__Dataset__
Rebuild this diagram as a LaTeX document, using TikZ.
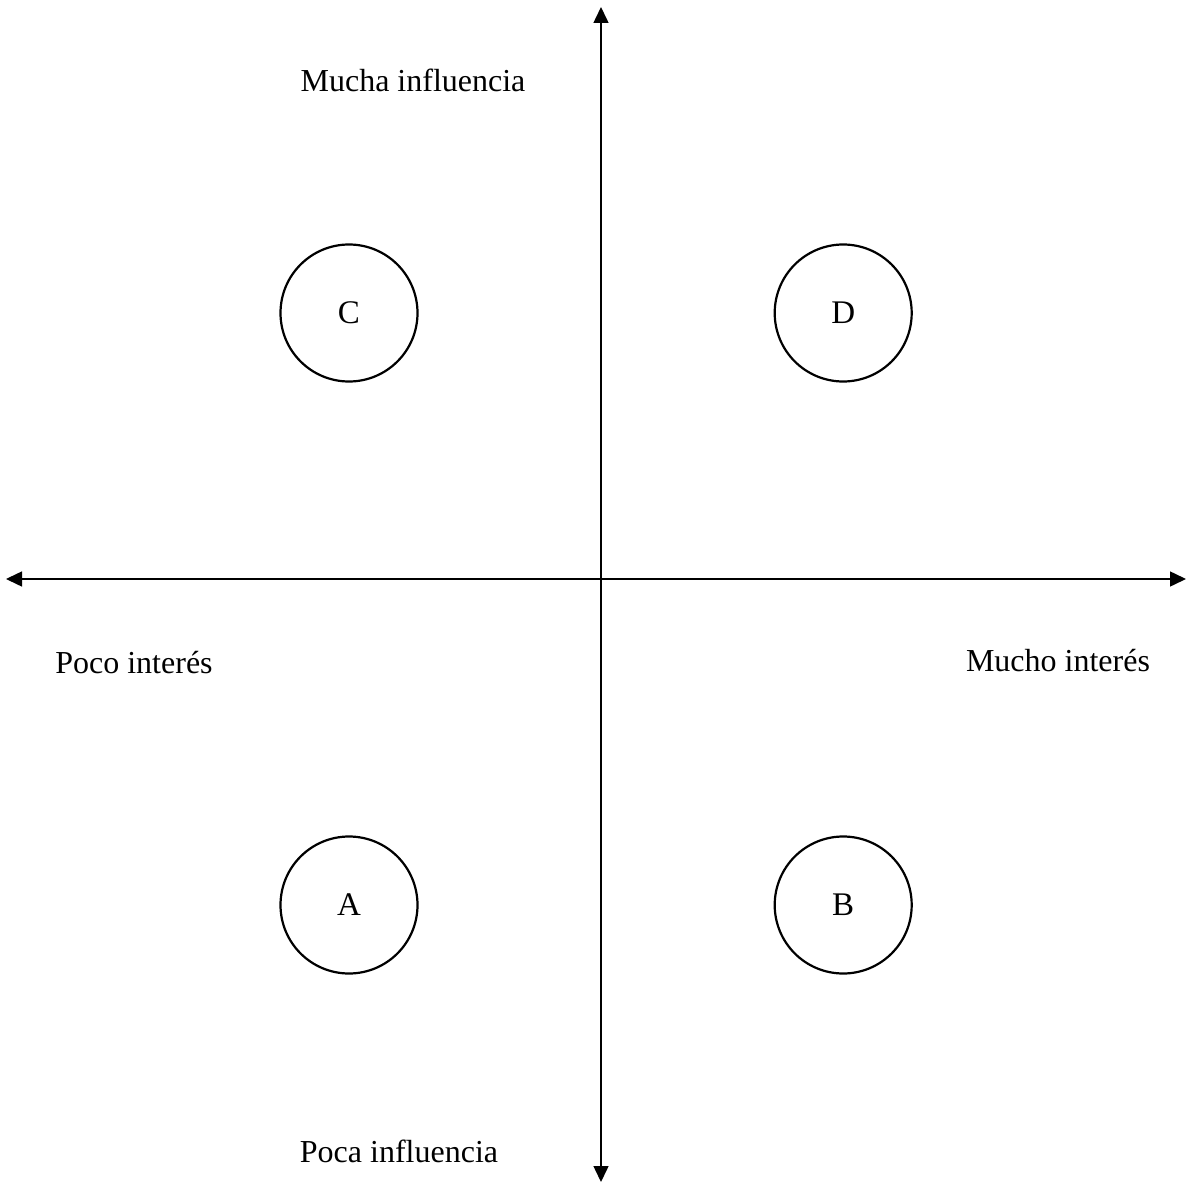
\documentclass[tikz,border=0pt]{standalone}
\usepackage{fontspec}
\setmainfont{Liberation Serif}
\usetikzlibrary{arrows.meta, positioning}
\tikzset{
        x=1pt, y=-1pt,
        axis/.style={{Triangle[width=15pt,length=16pt]}-{Triangle[width=15pt,length=16pt]}, line width=1.5pt},
        party/.style={circle, draw, line width=2.2pt, minimum size=137pt, inner sep=0pt, font=\fontsize{33}{38}\selectfont},
        tag/.style={font=\fontsize{32}{38}\selectfont}
        }
\begin{document}
\begin{tikzpicture}
        \useasboundingbox (0,0) rectangle (1186,1182);
        \coordinate (top) at (601,7);
        \coordinate (bot) at (601,1182);
        \coordinate (lft) at (6,579);
        \coordinate (rgt) at (1186,579);
        \draw[axis] (bot) -- (top);
        \draw[axis] (lft) -- (rgt);
        \node[party](c) at (349,313){C};
        \node[party, right=355pt of c](d){D};
        \node[party](a) at (349,905){A};
        \node[party, right=355pt of a](b){B};
        \node[tag](mi) at (413,80){Mucha influencia};
        \node[tag](pi) at (399,1151){Poca influencia};
        \node[tag](poi) at (134,663){Poco interés};
        \node[tag](mui) at (1058,661){Mucho interés};
\end{tikzpicture}
\end{document}
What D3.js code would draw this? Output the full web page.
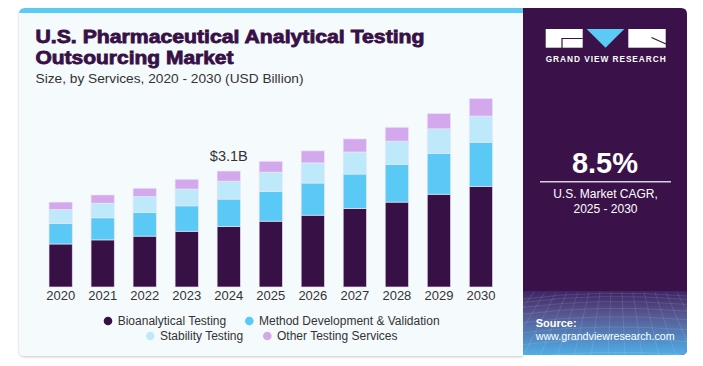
<!DOCTYPE html>
<html><head><meta charset="utf-8">
<script src="https://cdn.jsdelivr.net/npm/d3@7"></script>
<style>
html,body{margin:0;padding:0;background:#fff;}
svg{display:block;font-family:"Liberation Sans",Arial,sans-serif;}
</style></head>
<body>
<svg id="c" width="703" height="366"></svg>
<script>
const years = ["2020","2021","2022","2023","2024","2025","2026","2027","2028","2029","2030"];
const seriesNames = ["Bioanalytical Testing","Method Development & Validation","Stability Testing","Other Testing Services"];
const bioanalytical = [1.15,1.26,1.36,1.49,1.62,1.76,1.92,2.10,2.27,2.48,2.69];
const methodDev     = [0.55,0.59,0.63,0.68,0.73,0.79,0.86,0.92,1.01,1.09,1.18];
const stability     = [0.37,0.39,0.43,0.45,0.48,0.52,0.54,0.59,0.62,0.66,0.70];
const other         = [0.20,0.22,0.22,0.26,0.27,0.29,0.32,0.35,0.37,0.41,0.47];
const colors = ["#371146","#5bc9f5","#bde9fa","#d4a8ec"];
const annotation = {year:"2024", text:"$3.1B"};

const svg = d3.select("#c");
const defs = svg.append("defs");
const sh = defs.append("filter").attr("id","sh").attr("x","-5%").attr("y","-5%").attr("width","110%").attr("height","110%");
sh.append("feDropShadow").attr("dx",0).attr("dy",1).attr("stdDeviation",1).attr("flood-color","#000").attr("flood-opacity",0.22);
const gr = defs.append("linearGradient").attr("id","gr").attr("x1",0).attr("y1",0).attr("x2",0).attr("y2",1);
gr.append("stop").attr("offset","0%").attr("stop-color","#3f2463");
gr.append("stop").attr("offset","35%").attr("stop-color","#56558f");
gr.append("stop").attr("offset","100%").attr("stop-color","#4fb0e8");
const clip = defs.append("clipPath").attr("id","rp");
clip.append("path").attr("d","M523,8 H681 Q687,8 687,14 V349 Q687,355 681,355 H523 Z");

// card
svg.append("path").attr("d","M25,8 H523 V356 H25 Q19,356 19,350 V14 Q19,8 25,8 Z")
  .attr("fill","#f5fafd").attr("filter","url(#sh)");
svg.append("path").attr("d","M25,8 H523 V13 H19 V14 Q19,8 25,8 Z").attr("fill","#5ccaf5");
// right panel
const rp = svg.append("g").attr("clip-path","url(#rp)");
rp.append("rect").attr("x",523).attr("y",8).attr("width",164).attr("height",348).attr("fill","#3a1249");
rp.append("rect").attr("x",523).attr("y",291).attr("width",164).attr("height",65).attr("fill","url(#gr)");
// mesh decoration
const mesh = rp.append("g").attr("stroke","#ffffff").attr("stroke-opacity",0.16).attr("fill","none").attr("stroke-width",0.7);
for(let i=0;i<9;i++){
  const yy = 293 + i*i*0.85 + i*2.5;
  mesh.append("path").attr("d",`M523,${yy+6} Q600,${yy-4} 687,${yy+3}`);
}
for(let i=-6;i<18;i++){
  const xt = 523 + i*11, xb = 523 + (i-3)*17;
  mesh.append("path").attr("d",`M${xt},292 L${xb},356`);
}

// title
const title = svg.append("g").attr("fill","#371146").attr("stroke","#371146").attr("stroke-width",0.8)
  .attr("font-weight","bold").attr("font-size",18);
title.append("text").attr("x",35.5).attr("y",43.3).attr("textLength",389).attr("lengthAdjust","spacingAndGlyphs")
  .text("U.S. Pharmaceutical Analytical Testing");
title.append("text").attr("x",35.5).attr("y",63.8).attr("textLength",198).attr("lengthAdjust","spacingAndGlyphs")
  .text("Outsourcing Market");
svg.append("text").attr("x",35.5).attr("y",82.5).attr("font-size",13).attr("fill","#333")
  .attr("textLength",268).attr("lengthAdjust","spacingAndGlyphs")
  .text("Size, by Services, 2020 - 2030 (USD Billion)");

// chart
const x = d3.scaleBand().domain(years).range([28,513.6]).paddingInner(0.446).paddingOuter(0.5);
const y = d3.scaleLinear().domain([0,5]).range([287,100]);
const rows = years.map((yr,i)=>({year:yr, s0:bioanalytical[i], s1:methodDev[i], s2:stability[i], s3:other[i]}));
const stack = d3.stack().keys(["s0","s1","s2","s3"])(rows);
const g = svg.append("g");
g.selectAll("g.s").data(stack).join("g").attr("fill",(d,i)=>colors[i])
  .selectAll("rect").data(d=>d).join("rect")
  .attr("x",d=>x(d.data.year)).attr("width",x.bandwidth())
  .attr("y",d=>y(d[1])).attr("height",d=>y(d[0])-y(d[1]))
  .attr("stroke","#ece6f6").attr("stroke-width",0.8).attr("stroke-opacity",0.8);

const ax = svg.append("g").attr("transform","translate(0,287)")
  .call(d3.axisBottom(x).tickSize(0).tickPadding(4));
ax.select(".domain").remove();
ax.selectAll("text").attr("font-size",13).attr("fill","#333").attr("font-family","Liberation Sans, Arial, sans-serif");

const ai = years.indexOf(annotation.year);
const tot = bioanalytical[ai]+methodDev[ai]+stability[ai]+other[ai];
svg.append("text").attr("x",x(annotation.year)+x.bandwidth()/2).attr("y",y(tot)-10.5)
  .attr("text-anchor","middle").attr("font-size",14.5).attr("fill","#333").text(annotation.text);

// legend
const legPos = [[108,321],[249.3,321],[150.3,336],[267.3,336]];
const lg = svg.append("g");
seriesNames.forEach((n,i)=>{
  lg.append("circle").attr("cx",legPos[i][0]).attr("cy",legPos[i][1]).attr("r",4.3).attr("fill",colors[i]);
  lg.append("text").attr("x",legPos[i][0]+9.7).attr("y",legPos[i][1]+4.3).attr("font-size",12).attr("fill","#333").text(n);
});

// logo
const logo = svg.append("g");
logo.append("rect").attr("x",545.7).attr("y",29).attr("width",37).attr("height",18.7).attr("fill","#fff");
logo.append("path").attr("d","M562,48 V38.5 H582.7").attr("stroke","#3a1249").attr("stroke-width",1.2).attr("fill","none");
logo.append("path").attr("d","M586.7,29 H624.3 L605.5,47.7 Z").attr("fill","#5ccaf5");
logo.append("rect").attr("x",628.3).attr("y",29).attr("width",37.4).attr("height",18.7).attr("fill","#fff");
logo.append("path").attr("d","M651.5,37.5 L666,44").attr("stroke","#3a1249").attr("stroke-width",1.2);
logo.append("text").attr("x",545.7).attr("y",61.7).attr("font-size",8.3).attr("font-weight","bold").attr("fill","#fff")
  .attr("textLength",120).attr("lengthAdjust","spacing").text("GRAND VIEW RESEARCH");

// CAGR
svg.append("text").attr("x",605).attr("y",173.3).attr("text-anchor","middle").attr("font-size",29).attr("font-weight","bold").attr("fill","#fff").text("8.5%");
svg.append("line").attr("x1",540).attr("x2",671).attr("y1",181.7).attr("y2",181.7).attr("stroke","#d8d0e0").attr("stroke-width",1.5);
svg.append("text").attr("x",605.5).attr("y",198.3).attr("text-anchor","middle").attr("font-size",12).attr("fill","#fff").text("U.S. Market CAGR,");
svg.append("text").attr("x",605.5).attr("y",212.7).attr("text-anchor","middle").attr("font-size",12).attr("fill","#fff").text("2025 - 2030");

svg.append("text").attr("x",535.7).attr("y",326.7).attr("font-size",11).attr("font-weight","bold").attr("fill","#fff").text("Source:");
svg.append("text").attr("x",535.7).attr("y",340.3).attr("font-size",10.7).attr("fill","#fff").text("www.grandviewresearch.com");
</script>
</body></html>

__Task details__
State how many lines of the entries above include the word "this", offering no text other than the number.

__The solution__
2